Soils and flower color

Jane McGary janemcgary@earthlink.net
Thu, 14 May 2015 10:41:33 PDT
Steven wrote,
"I doubt many bulbs would[like] clay soils too much though."

I grew up in California, where most of the bulbs grow in heavy clay that 
dries out in summer, and I've traveled a lot to see plants in nature, 
often bulbs growing in clay, especially rocky clay. I think that the 
seasonal nature of moisture is what makes these bulbs adapted to heavy 
soils. Some of them grow very deep where there may be just enough 
residual moisture and coolness to keep them from desiccating. In both 
California and Western Asia (my recent visit) some bulbs grow and flower 
soon after snowmelt in soils that later dry out.
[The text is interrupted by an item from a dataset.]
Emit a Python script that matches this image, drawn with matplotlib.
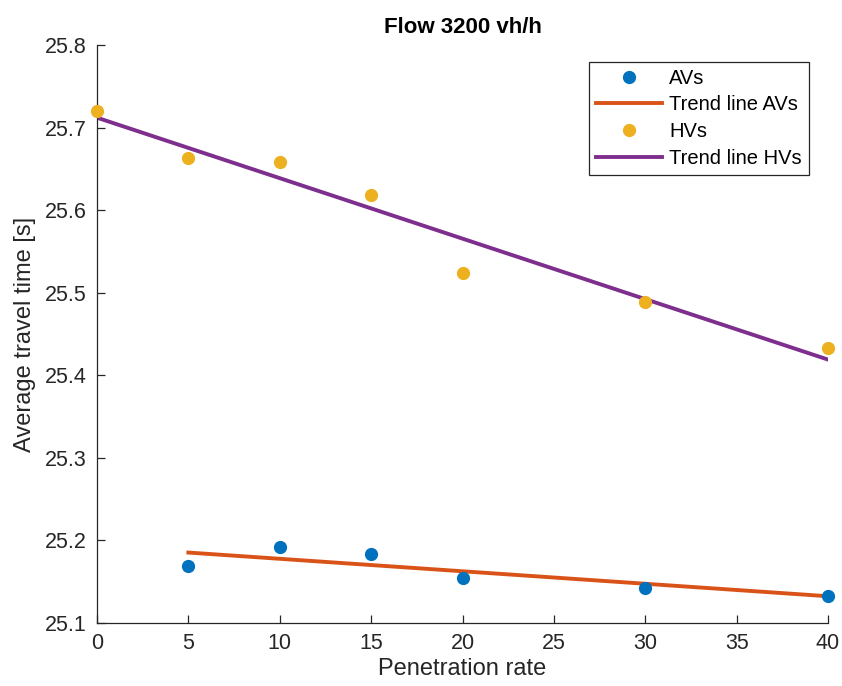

In addition, the clay 
soils may be on slopes where the moisture does not become stagnant.

That said, this does not mean that we must provide clay for such bulbs, 
especially if we are growing them in containers. As long as they have a 
suitable annual moisture cycle and enough fertility (which can be 
provided with soluble chemical fertilizers or even the addition of very 
well aged manure), they can be grown in a very light soil mix. It is 
also important to protect the underground parts of the plant from 
extremes of temperature that they wouldn't experience in nature; this 
means plunging the containers so they don't freeze or heat up too much.